China’s CDC scientists urge Beijing to step up vaccinations, return to normalcy
The Hindu
China still following “zero-COVID” strategy with resources diverted from vaccinations to mass testing, lockdowns
Scientists and researchers at China’s Centre for Disease Control and Prevention (CDC) have made a rare call urging Beijing to focus on a booster vaccination campaign and consider an exit strategy out of President Xi Jinping’s “zero-COVID” approach.
The briefing paper published last week by four scientists said, “The pathway forward is clear. Vaccinate with confidence and finish strong.”
While China has double-vaccinated most of its population, the booster campaign has only covered around two-thirds of the population. Many health experts say vaccinations have lagged with healthcare personnel and resources currently devoted to enforcing the rigid zero-COVID approach, which calls for regular mass testing, lockdowns and quarantines.
There are as yet no signs of a change in approach from zero-COVID to a new vaccination campaign, particularly with an upcoming once-in-five-year Party Congress, where Mr.

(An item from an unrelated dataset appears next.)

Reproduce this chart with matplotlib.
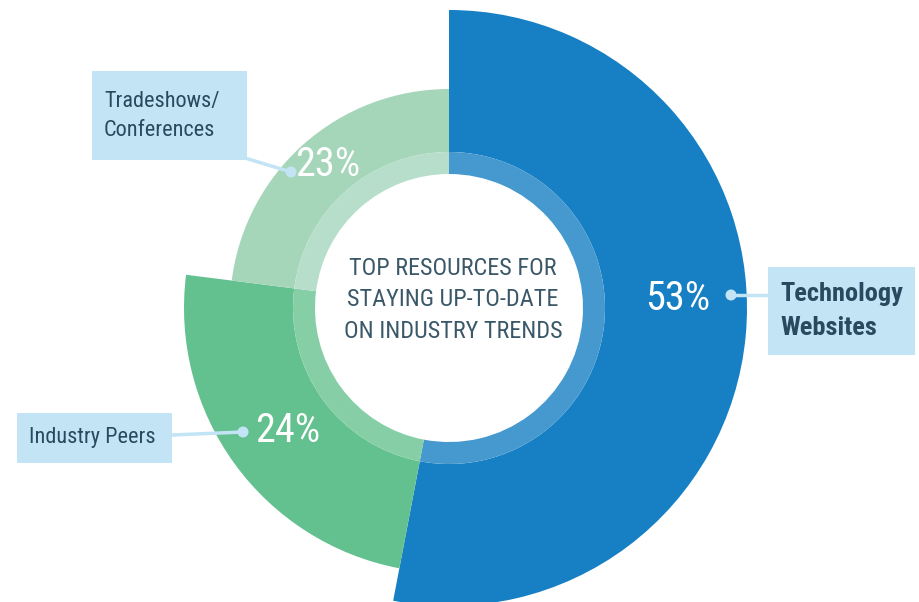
"""Donut chart: top resources for staying up-to-date on industry trends."""

import matplotlib
matplotlib.use("Agg")
import matplotlib.pyplot as plt
from matplotlib import font_manager
from matplotlib.patches import Wedge, Circle, Rectangle

# data
categories = ["Technology\nWebsites", "Industry Peers", "Tradeshows/\nConferences"]
shares = [53, 24, 23]
pct_labels = ["53%", "24%", "23%"]
center_title = "TOP RESOURCES FOR\nSTAYING UP-TO-DATE\nON INDUSTRY TRENDS"

# styling
outer_radius = [298, 265, 219]
band_outer, hole_radius = 156, 134
fill_colors = ["#1780c4", "#63c18f", "#a6d6b9"]
band_colors = ["#4599cf", "#86cea6", "#b6decb"]
box_color = "#c2e4f5"
text_color = "#274a5e"


def _pick_font(names):
    for name in names:
        try:
            font_manager.findfont(name, fallback_to_default=False)
            return name
        except Exception:
            continue
    return "DejaVu Sans"


FONT = _pick_font(["Liberation Sans Narrow", "Roboto Condensed", "Roboto", "DejaVu Sans"])
plt.rcParams["font.family"] = [FONT, "DejaVu Sans"]

fig = plt.figure(figsize=(9.19, 6.02), dpi=100)
ax = fig.add_axes([0, 0, 1, 1])
ax.set_xlim(-449, 470)
ax.set_ylim(-294, 308)
ax.set_aspect("equal")
ax.axis("off")

# wedges go clockwise from 12 o'clock
start = 90.0
for share, r, fc, bc in zip(shares, outer_radius, fill_colors, band_colors):
    sweep = share / sum(shares) * 360.0
    end = start - sweep
    ax.add_patch(Wedge((0, 0), r, end, start, width=r - band_outer, facecolor=fc, edgecolor="none"))
    ax.add_patch(Wedge((0, 0), band_outer, end, start, width=band_outer - hole_radius,
                       facecolor=bc, edgecolor="none"))
    start = end

ax.text(4, 8, center_title, ha="center", va="center", fontsize=17.5, color="#3a5868",
        linespacing=1.45)

# percent labels, dots, connectors and boxes
pct_pos = [(229, 10), (-161, -122), (-121, 143)]
dot_pos = [(282, 13), (-206, -124), (-158, 136)]
for (px, py), txt in zip(pct_pos, pct_labels):
    ax.text(px, py, txt, ha="center", va="center", fontsize=29, color="white")

boxes = [(319, -47, 147, 88), (-432, -155, 155, 50), (-357, 148, 155, 89)]
box_anchor = [(319, 13), (-277, -127), (-204, 150)]
for (dx, dy), (bx, by) in zip(dot_pos, box_anchor):
    ax.plot([dx, bx], [dy, by], color=box_color, lw=2.5, solid_capstyle="butt", zorder=3)
    ax.add_patch(Circle((dx, dy), 5.5, facecolor=box_color, edgecolor="none", zorder=4))

for (bx, by, bw, bh), cat, i in zip(boxes, categories, range(3)):
    ax.add_patch(Rectangle((bx, by), bw, bh, facecolor=box_color, edgecolor="none", zorder=3))
    ax.text(bx + 12, by + bh / 2, cat, ha="left", va="center", zorder=5,
            fontsize=19 if i == 0 else 16, fontweight="bold" if i == 0 else "normal",
            color=text_color, linespacing=1.5)

fig.savefig("out.png", dpi=100)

Xi will begin a third term, likely to trumpet the success of “zero-COVID”.
As of early September, more than 65 million people in 33 cities were in some form of lockdown in China, media outlet Caixin reported, with signs of people’s patience for the approach, three years into the pandemic, beginning to wane as more transmissible variants bring harsher lockdowns and challenge what was a successful strategy in 2020. Beijing has also lagged behind the rest of the world in opening up.
The CDC paper acknowledged those concerns. “Everyone wants to return to normal life,” the four scientists, Dan Wu, Zundong Yin, Zijiang Feng, and Lance Rodewald, affiliated with the CDC’s National Immunization Program and the Chinese Preventive Medicine Association, wrote. “Vaccination is the key, and time will run out for the vaccination campaign.”
“Sustaining optimised protection for a safe, long-term exit of the pandemic will almost certainly require well-timed second booster doses,” the paper said. “The last 10% in any vaccination campaign is the most difficult to reach, and in our case, the last 10% is also a critically important group to protect because the last 10% has an enrichment of people with comorbidities, many of whom are elderly and will suffer the most from COVID-19 if infected.”